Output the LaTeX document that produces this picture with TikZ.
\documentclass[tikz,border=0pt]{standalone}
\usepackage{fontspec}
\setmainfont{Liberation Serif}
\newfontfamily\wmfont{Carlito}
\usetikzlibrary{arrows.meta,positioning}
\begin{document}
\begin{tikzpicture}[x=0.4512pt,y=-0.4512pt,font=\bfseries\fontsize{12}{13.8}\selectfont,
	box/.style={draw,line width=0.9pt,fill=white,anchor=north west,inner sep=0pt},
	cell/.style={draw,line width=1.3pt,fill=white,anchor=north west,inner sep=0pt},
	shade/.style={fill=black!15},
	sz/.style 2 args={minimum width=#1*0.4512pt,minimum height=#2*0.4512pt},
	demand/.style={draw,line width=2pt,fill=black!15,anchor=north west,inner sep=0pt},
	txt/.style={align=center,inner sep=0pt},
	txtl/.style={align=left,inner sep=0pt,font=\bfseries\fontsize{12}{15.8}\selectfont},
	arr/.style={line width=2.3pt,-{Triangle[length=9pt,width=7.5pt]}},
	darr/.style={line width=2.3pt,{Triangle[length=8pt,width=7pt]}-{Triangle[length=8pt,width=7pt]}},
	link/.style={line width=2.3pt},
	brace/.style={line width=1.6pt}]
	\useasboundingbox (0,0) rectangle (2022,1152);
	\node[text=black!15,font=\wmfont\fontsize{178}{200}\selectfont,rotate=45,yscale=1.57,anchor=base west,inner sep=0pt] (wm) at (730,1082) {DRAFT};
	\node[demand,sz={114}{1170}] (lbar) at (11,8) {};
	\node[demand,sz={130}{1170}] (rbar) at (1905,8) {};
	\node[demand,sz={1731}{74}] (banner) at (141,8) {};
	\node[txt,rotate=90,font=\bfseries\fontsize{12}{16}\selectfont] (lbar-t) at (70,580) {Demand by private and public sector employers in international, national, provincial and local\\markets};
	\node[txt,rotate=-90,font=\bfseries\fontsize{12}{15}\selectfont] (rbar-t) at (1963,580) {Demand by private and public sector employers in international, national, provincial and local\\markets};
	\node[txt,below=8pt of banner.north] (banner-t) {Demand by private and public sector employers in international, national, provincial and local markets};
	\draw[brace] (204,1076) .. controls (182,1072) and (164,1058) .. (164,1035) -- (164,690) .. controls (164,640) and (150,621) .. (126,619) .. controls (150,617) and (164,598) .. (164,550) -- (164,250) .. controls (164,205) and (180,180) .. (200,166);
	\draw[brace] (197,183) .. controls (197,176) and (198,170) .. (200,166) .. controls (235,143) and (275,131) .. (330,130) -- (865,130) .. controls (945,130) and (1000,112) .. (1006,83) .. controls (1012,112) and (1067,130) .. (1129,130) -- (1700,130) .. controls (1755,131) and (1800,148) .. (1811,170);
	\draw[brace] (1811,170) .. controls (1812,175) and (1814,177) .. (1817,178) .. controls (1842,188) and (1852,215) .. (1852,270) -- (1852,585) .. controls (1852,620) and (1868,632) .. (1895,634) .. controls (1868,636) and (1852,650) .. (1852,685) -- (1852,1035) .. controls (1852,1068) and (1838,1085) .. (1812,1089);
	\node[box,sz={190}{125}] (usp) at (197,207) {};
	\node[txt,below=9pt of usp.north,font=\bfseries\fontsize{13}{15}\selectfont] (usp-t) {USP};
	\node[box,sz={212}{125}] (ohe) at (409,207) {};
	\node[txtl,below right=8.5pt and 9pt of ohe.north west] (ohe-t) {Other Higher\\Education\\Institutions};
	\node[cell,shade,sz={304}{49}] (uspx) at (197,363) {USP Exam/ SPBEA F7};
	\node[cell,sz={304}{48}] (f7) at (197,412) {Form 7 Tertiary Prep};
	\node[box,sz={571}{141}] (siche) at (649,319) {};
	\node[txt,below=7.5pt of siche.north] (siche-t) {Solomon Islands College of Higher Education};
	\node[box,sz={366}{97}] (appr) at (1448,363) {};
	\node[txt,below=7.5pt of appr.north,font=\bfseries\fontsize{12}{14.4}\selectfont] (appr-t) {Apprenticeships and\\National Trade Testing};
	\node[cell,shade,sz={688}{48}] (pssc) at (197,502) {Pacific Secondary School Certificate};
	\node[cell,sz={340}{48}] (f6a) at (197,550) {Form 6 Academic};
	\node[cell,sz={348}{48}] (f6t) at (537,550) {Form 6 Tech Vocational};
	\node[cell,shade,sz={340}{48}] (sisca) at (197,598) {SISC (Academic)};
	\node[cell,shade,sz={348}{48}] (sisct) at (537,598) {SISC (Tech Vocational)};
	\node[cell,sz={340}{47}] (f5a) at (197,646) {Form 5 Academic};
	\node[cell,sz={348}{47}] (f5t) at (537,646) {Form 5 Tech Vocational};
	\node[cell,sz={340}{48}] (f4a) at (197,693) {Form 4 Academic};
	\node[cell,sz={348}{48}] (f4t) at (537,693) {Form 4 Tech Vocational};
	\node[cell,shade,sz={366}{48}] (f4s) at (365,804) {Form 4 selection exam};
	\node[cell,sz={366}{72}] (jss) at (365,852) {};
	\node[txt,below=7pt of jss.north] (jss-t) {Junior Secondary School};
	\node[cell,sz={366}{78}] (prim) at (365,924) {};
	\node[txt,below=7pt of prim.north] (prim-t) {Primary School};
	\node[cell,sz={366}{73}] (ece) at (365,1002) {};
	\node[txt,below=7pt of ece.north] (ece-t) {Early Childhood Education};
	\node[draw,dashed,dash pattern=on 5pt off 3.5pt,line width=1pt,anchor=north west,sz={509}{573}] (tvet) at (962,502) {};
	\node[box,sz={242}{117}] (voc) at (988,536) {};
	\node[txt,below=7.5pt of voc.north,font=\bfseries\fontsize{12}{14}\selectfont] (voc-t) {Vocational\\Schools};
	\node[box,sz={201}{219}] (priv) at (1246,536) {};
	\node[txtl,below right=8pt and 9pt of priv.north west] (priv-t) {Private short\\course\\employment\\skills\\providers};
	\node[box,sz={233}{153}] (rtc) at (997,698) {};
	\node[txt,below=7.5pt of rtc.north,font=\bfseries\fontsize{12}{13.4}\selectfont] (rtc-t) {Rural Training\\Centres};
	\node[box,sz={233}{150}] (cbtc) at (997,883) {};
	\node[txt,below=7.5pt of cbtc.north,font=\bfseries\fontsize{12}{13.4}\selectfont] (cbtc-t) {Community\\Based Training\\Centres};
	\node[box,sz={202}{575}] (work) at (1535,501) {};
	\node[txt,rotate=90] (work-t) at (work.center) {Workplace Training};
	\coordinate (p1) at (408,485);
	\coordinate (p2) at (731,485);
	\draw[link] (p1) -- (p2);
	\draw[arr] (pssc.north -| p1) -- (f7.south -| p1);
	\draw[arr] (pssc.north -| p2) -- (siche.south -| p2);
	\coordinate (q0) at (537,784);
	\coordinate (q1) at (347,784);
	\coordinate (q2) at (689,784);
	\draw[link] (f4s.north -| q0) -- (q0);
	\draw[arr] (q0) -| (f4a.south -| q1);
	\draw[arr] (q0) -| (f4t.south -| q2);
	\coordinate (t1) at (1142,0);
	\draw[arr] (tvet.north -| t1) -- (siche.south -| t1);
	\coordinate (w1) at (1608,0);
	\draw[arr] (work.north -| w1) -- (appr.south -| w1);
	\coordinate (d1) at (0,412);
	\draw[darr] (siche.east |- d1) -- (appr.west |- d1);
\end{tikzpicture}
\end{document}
+ + +
## Directions for this task
Output all of the material, please, exactly as it stands.

## Expected output
Output the LaTeX document that produces this picture with TikZ.
\documentclass[tikz,border=0pt]{standalone}
\usepackage{fontspec}
\setmainfont{Liberation Serif}
\newfontfamily\wmfont{Carlito}
\usetikzlibrary{arrows.meta,positioning}
\begin{document}
\begin{tikzpicture}[x=0.4512pt,y=-0.4512pt,font=\bfseries\fontsize{12}{13.8}\selectfont,
	box/.style={draw,line width=0.9pt,fill=white,anchor=north west,inner sep=0pt},
	cell/.style={draw,line width=1.3pt,fill=white,anchor=north west,inner sep=0pt},
	shade/.style={fill=black!15},
	sz/.style 2 args={minimum width=#1*0.4512pt,minimum height=#2*0.4512pt},
	demand/.style={draw,line width=2pt,fill=black!15,anchor=north west,inner sep=0pt},
	txt/.style={align=center,inner sep=0pt},
	txtl/.style={align=left,inner sep=0pt,font=\bfseries\fontsize{12}{15.8}\selectfont},
	arr/.style={line width=2.3pt,-{Triangle[length=9pt,width=7.5pt]}},
	darr/.style={line width=2.3pt,{Triangle[length=8pt,width=7pt]}-{Triangle[length=8pt,width=7pt]}},
	link/.style={line width=2.3pt},
	brace/.style={line width=1.6pt}]
	\useasboundingbox (0,0) rectangle (2022,1152);
	\node[text=black!15,font=\wmfont\fontsize{178}{200}\selectfont,rotate=45,yscale=1.57,anchor=base west,inner sep=0pt] (wm) at (730,1082) {DRAFT};
	\node[demand,sz={114}{1170}] (lbar) at (11,8) {};
	\node[demand,sz={130}{1170}] (rbar) at (1905,8) {};
	\node[demand,sz={1731}{74}] (banner) at (141,8) {};
	\node[txt,rotate=90,font=\bfseries\fontsize{12}{16}\selectfont] (lbar-t) at (70,580) {Demand by private and public sector employers in international, national, provincial and local\\markets};
	\node[txt,rotate=-90,font=\bfseries\fontsize{12}{15}\selectfont] (rbar-t) at (1963,580) {Demand by private and public sector employers in international, national, provincial and local\\markets};
	\node[txt,below=8pt of banner.north] (banner-t) {Demand by private and public sector employers in international, national, provincial and local markets};
	\draw[brace] (204,1076) .. controls (182,1072) and (164,1058) .. (164,1035) -- (164,690) .. controls (164,640) and (150,621) .. (126,619) .. controls (150,617) and (164,598) .. (164,550) -- (164,250) .. controls (164,205) and (180,180) .. (200,166);
	\draw[brace] (197,183) .. controls (197,176) and (198,170) .. (200,166) .. controls (235,143) and (275,131) .. (330,130) -- (865,130) .. controls (945,130) and (1000,112) .. (1006,83) .. controls (1012,112) and (1067,130) .. (1129,130) -- (1700,130) .. controls (1755,131) and (1800,148) .. (1811,170);
	\draw[brace] (1811,170) .. controls (1812,175) and (1814,177) .. (1817,178) .. controls (1842,188) and (1852,215) .. (1852,270) -- (1852,585) .. controls (1852,620) and (1868,632) .. (1895,634) .. controls (1868,636) and (1852,650) .. (1852,685) -- (1852,1035) .. controls (1852,1068) and (1838,1085) .. (1812,1089);
	\node[box,sz={190}{125}] (usp) at (197,207) {};
	\node[txt,below=9pt of usp.north,font=\bfseries\fontsize{13}{15}\selectfont] (usp-t) {USP};
	\node[box,sz={212}{125}] (ohe) at (409,207) {};
	\node[txtl,below right=8.5pt and 9pt of ohe.north west] (ohe-t) {Other Higher\\Education\\Institutions};
	\node[cell,shade,sz={304}{49}] (uspx) at (197,363) {USP Exam/ SPBEA F7};
	\node[cell,sz={304}{48}] (f7) at (197,412) {Form 7 Tertiary Prep};
	\node[box,sz={571}{141}] (siche) at (649,319) {};
	\node[txt,below=7.5pt of siche.north] (siche-t) {Solomon Islands College of Higher Education};
	\node[box,sz={366}{97}] (appr) at (1448,363) {};
	\node[txt,below=7.5pt of appr.north,font=\bfseries\fontsize{12}{14.4}\selectfont] (appr-t) {Apprenticeships and\\National Trade Testing};
	\node[cell,shade,sz={688}{48}] (pssc) at (197,502) {Pacific Secondary School Certificate};
	\node[cell,sz={340}{48}] (f6a) at (197,550) {Form 6 Academic};
	\node[cell,sz={348}{48}] (f6t) at (537,550) {Form 6 Tech Vocational};
	\node[cell,shade,sz={340}{48}] (sisca) at (197,598) {SISC (Academic)};
	\node[cell,shade,sz={348}{48}] (sisct) at (537,598) {SISC (Tech Vocational)};
	\node[cell,sz={340}{47}] (f5a) at (197,646) {Form 5 Academic};
	\node[cell,sz={348}{47}] (f5t) at (537,646) {Form 5 Tech Vocational};
	\node[cell,sz={340}{48}] (f4a) at (197,693) {Form 4 Academic};
	\node[cell,sz={348}{48}] (f4t) at (537,693) {Form 4 Tech Vocational};
	\node[cell,shade,sz={366}{48}] (f4s) at (365,804) {Form 4 selection exam};
	\node[cell,sz={366}{72}] (jss) at (365,852) {};
	\node[txt,below=7pt of jss.north] (jss-t) {Junior Secondary School};
	\node[cell,sz={366}{78}] (prim) at (365,924) {};
	\node[txt,below=7pt of prim.north] (prim-t) {Primary School};
	\node[cell,sz={366}{73}] (ece) at (365,1002) {};
	\node[txt,below=7pt of ece.north] (ece-t) {Early Childhood Education};
	\node[draw,dashed,dash pattern=on 5pt off 3.5pt,line width=1pt,anchor=north west,sz={509}{573}] (tvet) at (962,502) {};
	\node[box,sz={242}{117}] (voc) at (988,536) {};
	\node[txt,below=7.5pt of voc.north,font=\bfseries\fontsize{12}{14}\selectfont] (voc-t) {Vocational\\Schools};
	\node[box,sz={201}{219}] (priv) at (1246,536) {};
	\node[txtl,below right=8pt and 9pt of priv.north west] (priv-t) {Private short\\course\\employment\\skills\\providers};
	\node[box,sz={233}{153}] (rtc) at (997,698) {};
	\node[txt,below=7.5pt of rtc.north,font=\bfseries\fontsize{12}{13.4}\selectfont] (rtc-t) {Rural Training\\Centres};
	\node[box,sz={233}{150}] (cbtc) at (997,883) {};
	\node[txt,below=7.5pt of cbtc.north,font=\bfseries\fontsize{12}{13.4}\selectfont] (cbtc-t) {Community\\Based Training\\Centres};
	\node[box,sz={202}{575}] (work) at (1535,501) {};
	\node[txt,rotate=90] (work-t) at (work.center) {Workplace Training};
	\coordinate (p1) at (408,485);
	\coordinate (p2) at (731,485);
	\draw[link] (p1) -- (p2);
	\draw[arr] (pssc.north -| p1) -- (f7.south -| p1);
	\draw[arr] (pssc.north -| p2) -- (siche.south -| p2);
	\coordinate (q0) at (537,784);
	\coordinate (q1) at (347,784);
	\coordinate (q2) at (689,784);
	\draw[link] (f4s.north -| q0) -- (q0);
	\draw[arr] (q0) -| (f4a.south -| q1);
	\draw[arr] (q0) -| (f4t.south -| q2);
	\coordinate (t1) at (1142,0);
	\draw[arr] (tvet.north -| t1) -- (siche.south -| t1);
	\coordinate (w1) at (1608,0);
	\draw[arr] (work.north -| w1) -- (appr.south -| w1);
	\coordinate (d1) at (0,412);
	\draw[darr] (siche.east |- d1) -- (appr.west |- d1);
\end{tikzpicture}
\end{document}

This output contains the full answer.